My first piece of advice: Don’t make bourbon balls when there is a full moon. A second: sample one of the main ingredients.
Kim is a great cook (me – not so much). She can pull off the gourmet meals, but what makes her gifted in the kitchen is that she knows how to do all those little things that make the regular dishes special. If you don’t believe me, try her mac and cheese or her venison chili. She especially shines as a baker – her scones, the Texas sheet cake, her pies, and her cookies. (Time out here for a snack.)
Which is why I was confident that her bourbon balls would turn out great, even though she told me that she had never made them or any candy before. “No problem,” I thought. “It’s Kim!” She knows how to do stuff in the kitchen.
In retrospect, the problem might have been because I was helping.
Kim was working from a recipe she’d found in a magazine, but it was vague on some of the details. I offered to google bourbon balls (How will people 20 years ago understand those three words?), figuring that the computer would get me out of the kitchen so I would be less likely to harm the project. I found eight recipes with contradictory ingredients and instructions, so I returned to the kitchen to measure the bourbon and add it to the other ingredients Kim had assembled in a bowl. So far, so good.

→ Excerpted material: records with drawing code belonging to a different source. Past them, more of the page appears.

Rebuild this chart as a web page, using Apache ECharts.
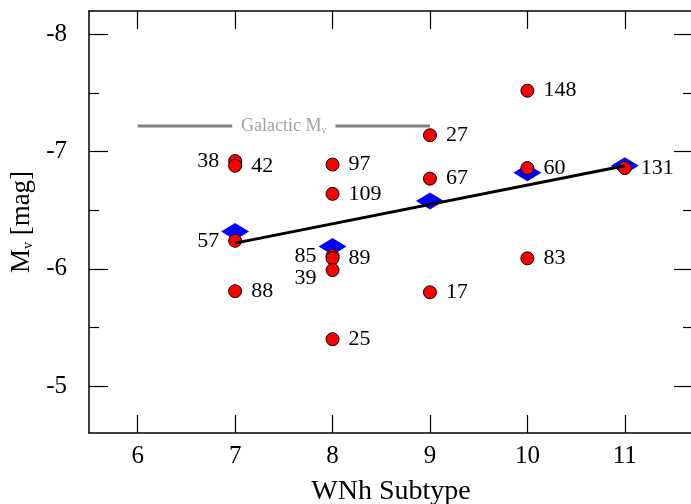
<!DOCTYPE html>
<html>
<head>
<meta charset="utf-8">
<script src="https://cdn.jsdelivr.net/npm/echarts@6/dist/echarts.min.js"></script>
<style>html,body{margin:0;padding:0;background:#fff;}#c{width:691px;height:504px;}</style>
</head>
<body>
<div id="c"></div>
<script>
// ---- data ----
var starIds   = ['38','42','57','88','97','109','85','89','39','25','27','67','17','148','60','83','131'];
var starType  = [7,7,7,7,8,8,8,8,8,8,9,9,9,10,10,10,11];
var starMv    = [-6.92,-6.88,-6.24,-5.81,-6.89,-6.64,-6.11,-6.09,-5.99,-5.40,-7.14,-6.77,-5.80,-7.52,-6.86,-6.09,-6.86];
var labelSide = ['left','right','left','right','right','right','left','right','left','right','right','right','right','right','right','right','right'];
var labelDy   = [0,0,0,0,0,0,0,0,8,0,0,0,0,0,0,0,0];

var meanType  = [7,8,9,10,11];
var meanMv    = [-6.32,-6.19,-6.58,-6.82,-6.88];

var fitType   = [7,11];
var fitMv     = [-6.22,-6.88];

var galMv        = -7.22;
var galLeftType  = [6,6.97];
var galRightType = [8.03,9];
var galLabelType = 7.5;

var xTicks    = [6,7,8,9,10,11];
var yTicks    = [-8,-7,-6,-5];
var yMinor    = [-7.5,-6.5,-5.5];

var FONT = '"Liberation Serif", "Times New Roman", serif';

function zip(a,b){ return a.map(function(v,i){ return [v, Array.isArray(b) ? b[i] : b]; }); }

var starData = starIds.map(function(id,i){
  return {
    value:[starType[i], starMv[i]],
    name:id,
    label:{position:labelSide[i], offset:[0,labelDy[i]]}
  };
});

var chart = echarts.init(document.getElementById('c'));

function xAx(pos, labels){
  return {
    type:'value', position:pos, min:5.5, max:11.7,
    axisLine:{show:true, lineStyle:{color:'#000', width:1.5}},
    axisTick:{show:true, inside:true, length:18, customValues:xTicks, lineStyle:{color:'#000', width:1.2}},
    axisLabel:{show:labels, customValues:xTicks, margin:11, fontFamily:FONT, fontSize:25, color:'#000'},
    splitLine:{show:false},
    name: labels ? 'WNh Subtype' : '',
    nameLocation:'middle', nameGap:45,
    nameTextStyle:{fontFamily:FONT, fontSize:28, color:'#000'}
  };
}
function yAx(pos, vals, len, labels, showLine){
  return {
    type:'value', position:pos, inverse:true, min:-8.2, max:-4.6,
    axisLine:{show:showLine, onZero:false, lineStyle:{color:'#000', width:1.5}},
    axisTick:{show:true, inside:true, length:len, customValues:vals, lineStyle:{color:'#000', width:1.2}},
    axisLabel:{show:labels, customValues:vals, margin:22, fontFamily:FONT, fontSize:25, color:'#000'},
    splitLine:{show:false},
    name: labels ? '{a|M}{s|v}{a| [mag]}' : '',
    nameLocation:'middle', nameGap:53, nameRotate:90,
    nameTextStyle:{fontFamily:FONT, fontSize:27, color:'#000',
      rich:{
        a:{fontFamily:FONT, fontSize:27, color:'#000'},
        s:{fontFamily:FONT, fontSize:14, color:'#000', verticalAlign:'bottom', padding:[8,0,0,0]}
      }}
  };
}

chart.setOption({
  animation:false,
  backgroundColor:'#fff',
  grid:{left:89, top:11, right:-2, bottom:71, containLabel:false, outerBoundsMode:'none'},
  xAxis:[ xAx('bottom', true), xAx('top', false) ],
  yAxis:[
    yAx('left', yTicks, 19, true, true),
    yAx('left', yMinor, 10, false, false),
    yAx('right', yTicks, 19, false, true),
    yAx('right', yMinor, 10, false, false)
  ],
  series:[
    {
      type:'line', data:zip(galLeftType, galMv), symbol:'none', z:1, silent:true,
      lineStyle:{color:'#808080', width:3}
    },
    {
      type:'line', data:zip(galRightType, galMv), symbol:'none', z:1, silent:true,
      lineStyle:{color:'#808080', width:3}
    },
    {
      type:'scatter', data:[[galLabelType, galMv]], symbolSize:0, z:2, silent:true,
      itemStyle:{color:'rgba(0,0,0,0)', borderWidth:0},
      label:{show:true, position:'inside', color:'#888',
        formatter:'{g|Galactic M}{s|v}',
        rich:{
          g:{fontFamily:FONT, fontSize:18, color:'#888'},
          s:{fontFamily:FONT, fontSize:10, color:'#888', verticalAlign:'bottom', padding:[6,0,0,0]}
        }}
    },
    {
      type:'scatter', data:zip(meanType, meanMv), symbol:'diamond', symbolSize:[28,17], z:3,
      itemStyle:{color:'#0000ff', opacity:1}
    },
    {
      type:'scatter', data:starData, symbol:'circle', symbolSize:13, z:4,
      itemStyle:{color:'#ff0000', borderColor:'#000', borderWidth:1, opacity:1},
      label:{show:true, formatter:function(p){return p.name;}, distance:9,
        fontFamily:FONT, fontSize:22, color:'#000'}
    },
    {
      type:'line', data:zip(fitType, fitMv), symbol:'none', z:5,
      lineStyle:{color:'#000', width:3}
    }
  ]
});
</script>
</body>
</html>
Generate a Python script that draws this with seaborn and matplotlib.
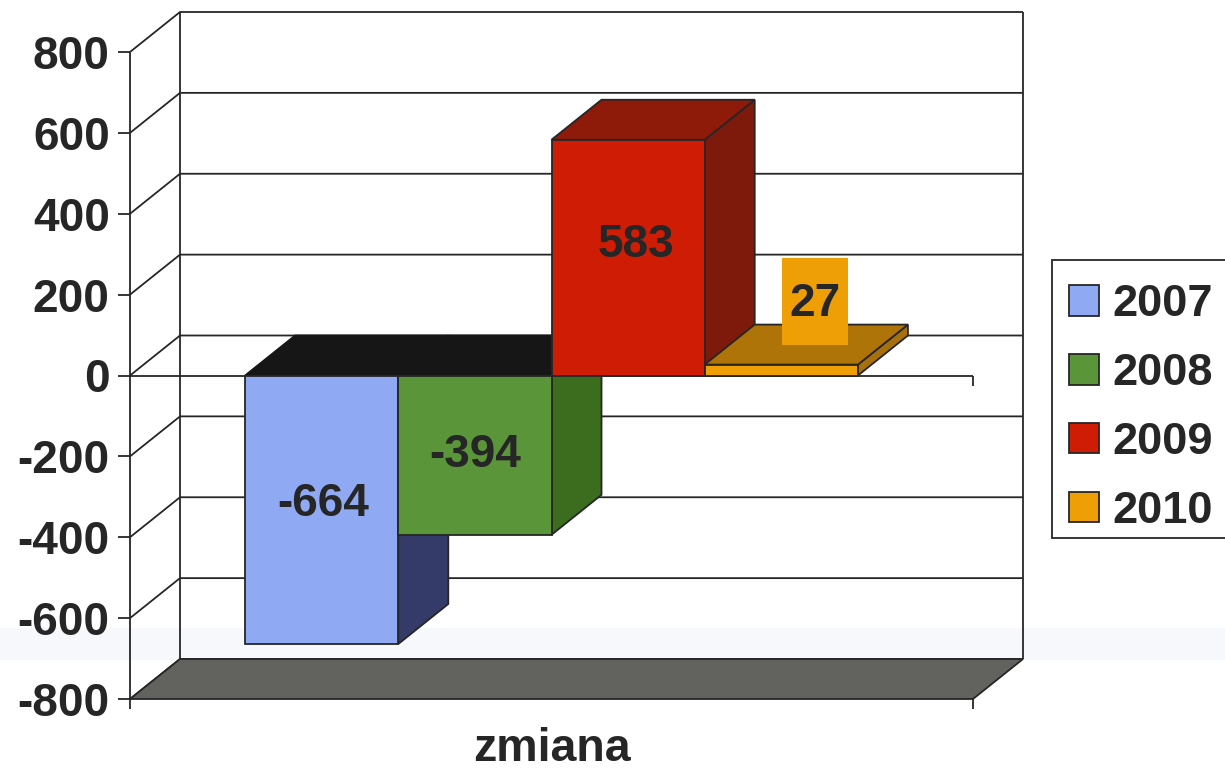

The next step was to roll the mixture of butter, powdered sugar, nuts and bourbon (plus, possibly, other ingredients I wasn’t paying attention to) into balls about the size of a strawberry. Despite the fact that Kim had chilled the stuff in the fridge, it stuck to our hands as we rolled it. Kim’s hands are warmer than mine, so it stuck to hers more. This might have been fun had we been drinking the bourbon, but alas, it all went into the balls. I figured that the sticky-balls problem would be resolved when we baked them in the oven. I mentioned this to Kim, who informed me that of course these were not going to be baked. As I said, I’m kitchen-challenged.
We eventually assembled them all on a cookie sheet and placed them in the refrigerator to chill. Meanwhile, we addressed the problem of how to melt the chocolate into which we would dip them. Kim’s recipe suggested the microwave, so we put the chocolate chips into a bowl and gave them a quick zap. They came out sorta melted (that’s an official chocolatier term), so we zapped them a little more. No improvement. A little more, and they turned fudge-like with a texture similar to caulk. More computer research revealed that the full moon causes this to happen.
I went to the store to buy more chocolate chips. I also bought potato chips, as I figured we’d need a salty snack with the bourbon we would be drinking that night. When I got home I retreated to the computer to research how to melt chocolate chips. Skipping the microwave option, I found instructions on using the double-boiler. Unfortunately, I did not read the instructions all the way through.
The next morning we decided to try the chocolate again. I retrieved my mom’s old copper double-boiler from the back of the cabinet, and Kim heated the new chocolate chips there. More caulk. I read the rest of the instructions and discovered that the pan with the chips in it should not touch the water boiling below it. Kim put in a dab of Crisco, a hint she picked up from our daughter, Genne’. It worked!
Next challenge: how to get the chocolate onto the bourbon balls. One problem is that the warm chocolate would melt the balls – we’d noticed that they started to collapse when they sat, briefly, at room temperature. We tried dipping them by hand, which led to good finger-licking but otherwise, too messy. A spoon led to a dropped ball. We ended up using toothpicks for most of them, one at a time from fridge to Kim to cookie sheet, then a few more dribbles to cover up gaps caused by Kim’s fingers, then quickly back in the fridge. Success! We decided not to press our luck by putting pecans on top, as some of the recipes suggested.
Kim later called Genne’ to report on the cooking misadventures. “Not you,” she said. “You’re Martha!” But, of course, we never see Martha Stewart’s husband “helping” in her kitchen.